Set task.
Can you transcribe every line exactly and leave the pictures behind?

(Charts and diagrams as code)
— Begin —

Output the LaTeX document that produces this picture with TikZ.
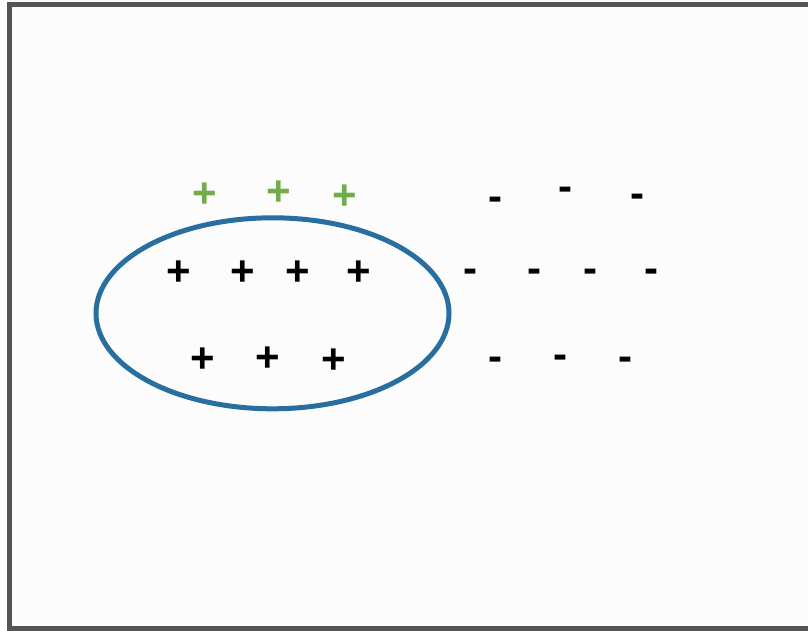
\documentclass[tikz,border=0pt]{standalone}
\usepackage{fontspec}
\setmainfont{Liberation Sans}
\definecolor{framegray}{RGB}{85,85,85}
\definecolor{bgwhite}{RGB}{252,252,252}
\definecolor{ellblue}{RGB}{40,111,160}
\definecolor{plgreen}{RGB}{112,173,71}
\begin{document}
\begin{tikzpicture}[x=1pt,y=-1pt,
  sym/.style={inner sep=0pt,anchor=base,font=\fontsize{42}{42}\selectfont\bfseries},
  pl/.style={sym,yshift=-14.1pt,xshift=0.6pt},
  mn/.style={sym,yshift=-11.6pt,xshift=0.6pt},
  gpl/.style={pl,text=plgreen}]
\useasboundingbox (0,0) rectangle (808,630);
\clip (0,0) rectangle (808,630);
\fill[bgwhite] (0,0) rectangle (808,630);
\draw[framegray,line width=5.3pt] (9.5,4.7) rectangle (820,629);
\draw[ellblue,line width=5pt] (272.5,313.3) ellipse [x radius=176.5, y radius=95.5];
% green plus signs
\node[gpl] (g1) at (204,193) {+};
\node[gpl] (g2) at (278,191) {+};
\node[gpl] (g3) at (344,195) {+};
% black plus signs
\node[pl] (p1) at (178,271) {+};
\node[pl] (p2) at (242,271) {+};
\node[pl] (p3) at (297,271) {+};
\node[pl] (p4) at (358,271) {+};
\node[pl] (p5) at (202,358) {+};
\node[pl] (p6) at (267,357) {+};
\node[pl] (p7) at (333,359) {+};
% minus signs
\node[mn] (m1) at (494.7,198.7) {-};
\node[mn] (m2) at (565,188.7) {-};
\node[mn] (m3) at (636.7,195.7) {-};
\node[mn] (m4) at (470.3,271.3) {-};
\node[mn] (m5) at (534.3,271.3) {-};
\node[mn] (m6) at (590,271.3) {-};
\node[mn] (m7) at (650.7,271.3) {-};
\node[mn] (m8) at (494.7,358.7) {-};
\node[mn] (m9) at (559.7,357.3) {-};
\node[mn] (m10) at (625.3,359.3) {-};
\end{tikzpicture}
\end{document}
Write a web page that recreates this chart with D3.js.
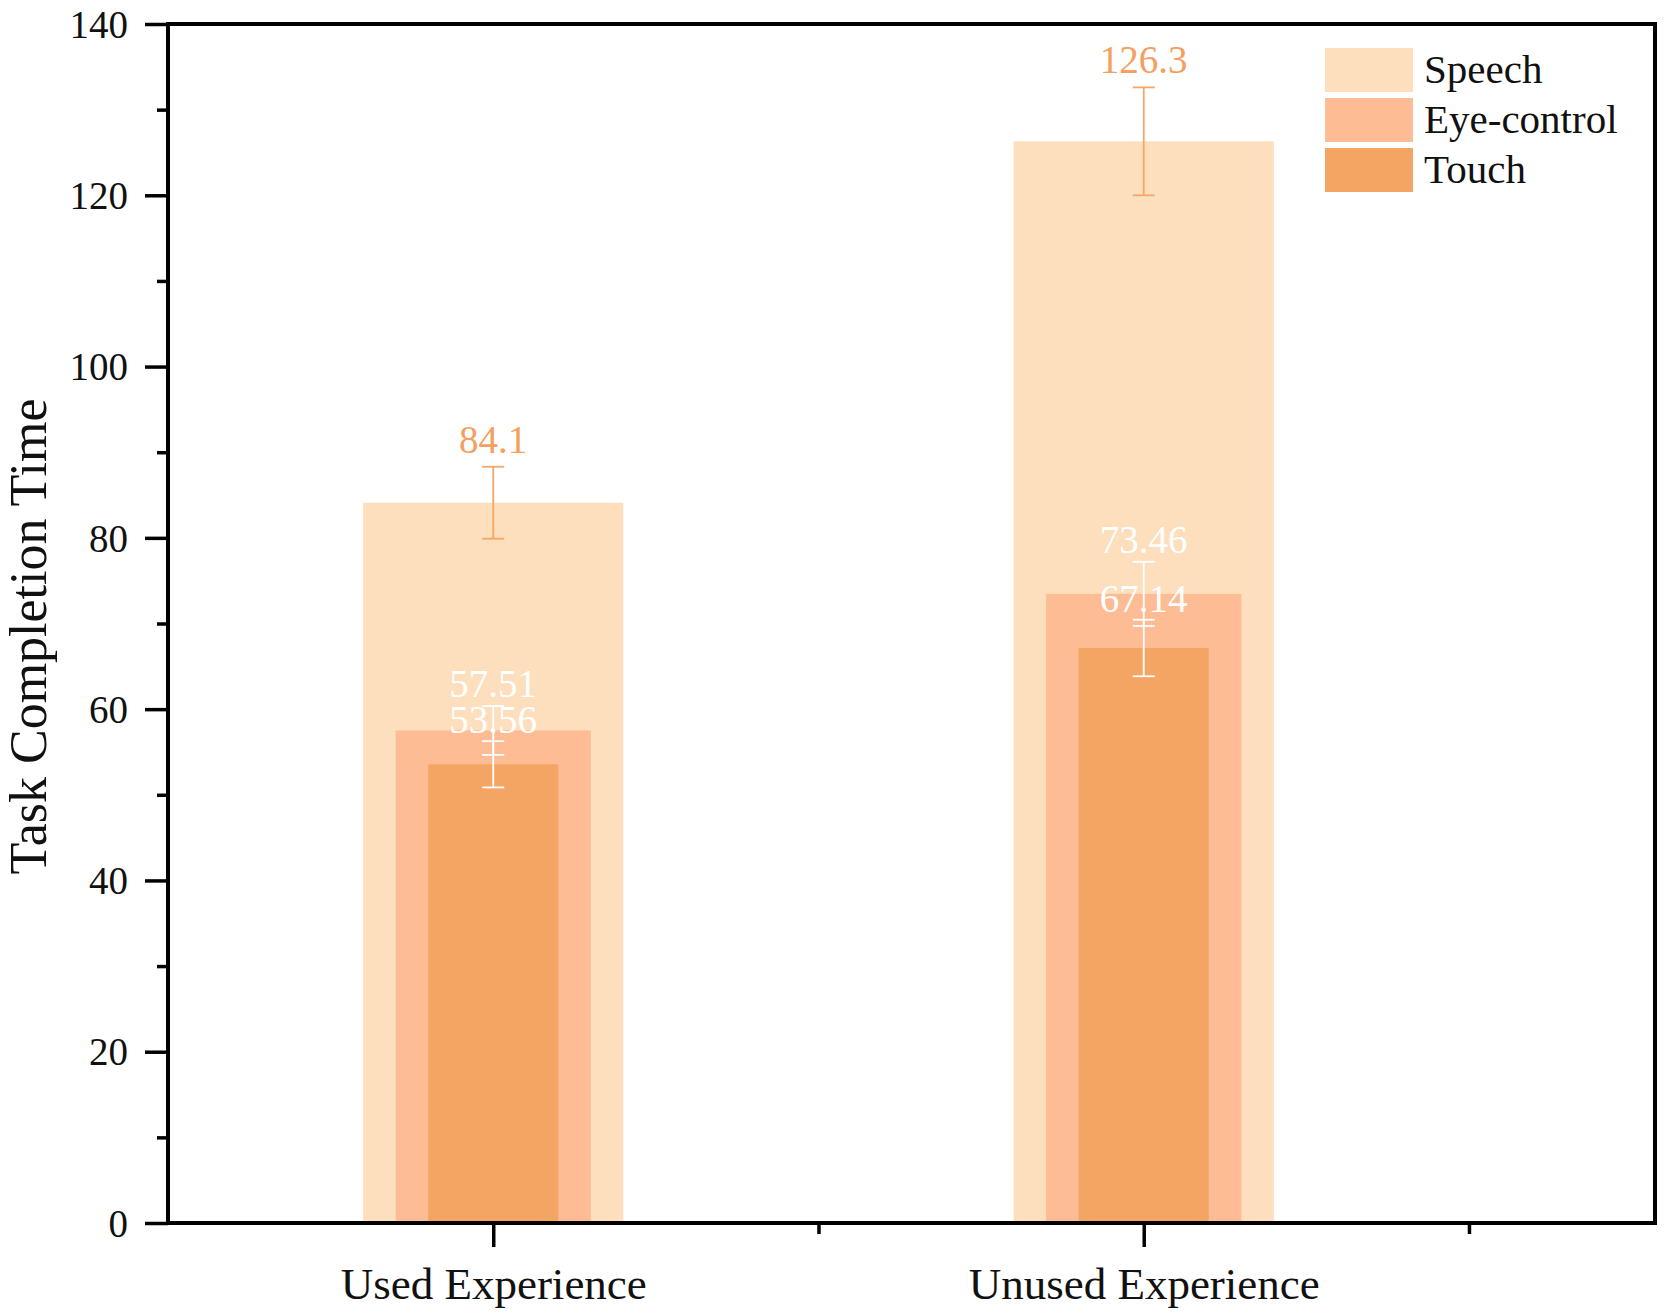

— End —

Answer to the exercise.
Output the LaTeX document that produces this picture with TikZ.
\documentclass[tikz,border=0pt]{standalone}
\usepackage{fontspec}
\setmainfont{Liberation Sans}
\definecolor{framegray}{RGB}{85,85,85}
\definecolor{bgwhite}{RGB}{252,252,252}
\definecolor{ellblue}{RGB}{40,111,160}
\definecolor{plgreen}{RGB}{112,173,71}
\begin{document}
\begin{tikzpicture}[x=1pt,y=-1pt,
  sym/.style={inner sep=0pt,anchor=base,font=\fontsize{42}{42}\selectfont\bfseries},
  pl/.style={sym,yshift=-14.1pt,xshift=0.6pt},
  mn/.style={sym,yshift=-11.6pt,xshift=0.6pt},
  gpl/.style={pl,text=plgreen}]
\useasboundingbox (0,0) rectangle (808,630);
\clip (0,0) rectangle (808,630);
\fill[bgwhite] (0,0) rectangle (808,630);
\draw[framegray,line width=5.3pt] (9.5,4.7) rectangle (820,629);
\draw[ellblue,line width=5pt] (272.5,313.3) ellipse [x radius=176.5, y radius=95.5];
% green plus signs
\node[gpl] (g1) at (204,193) {+};
\node[gpl] (g2) at (278,191) {+};
\node[gpl] (g3) at (344,195) {+};
% black plus signs
\node[pl] (p1) at (178,271) {+};
\node[pl] (p2) at (242,271) {+};
\node[pl] (p3) at (297,271) {+};
\node[pl] (p4) at (358,271) {+};
\node[pl] (p5) at (202,358) {+};
\node[pl] (p6) at (267,357) {+};
\node[pl] (p7) at (333,359) {+};
% minus signs
\node[mn] (m1) at (494.7,198.7) {-};
\node[mn] (m2) at (565,188.7) {-};
\node[mn] (m3) at (636.7,195.7) {-};
\node[mn] (m4) at (470.3,271.3) {-};
\node[mn] (m5) at (534.3,271.3) {-};
\node[mn] (m6) at (590,271.3) {-};
\node[mn] (m7) at (650.7,271.3) {-};
\node[mn] (m8) at (494.7,358.7) {-};
\node[mn] (m9) at (559.7,357.3) {-};
\node[mn] (m10) at (625.3,359.3) {-};
\end{tikzpicture}
\end{document}
Write a web page that recreates this chart with D3.js.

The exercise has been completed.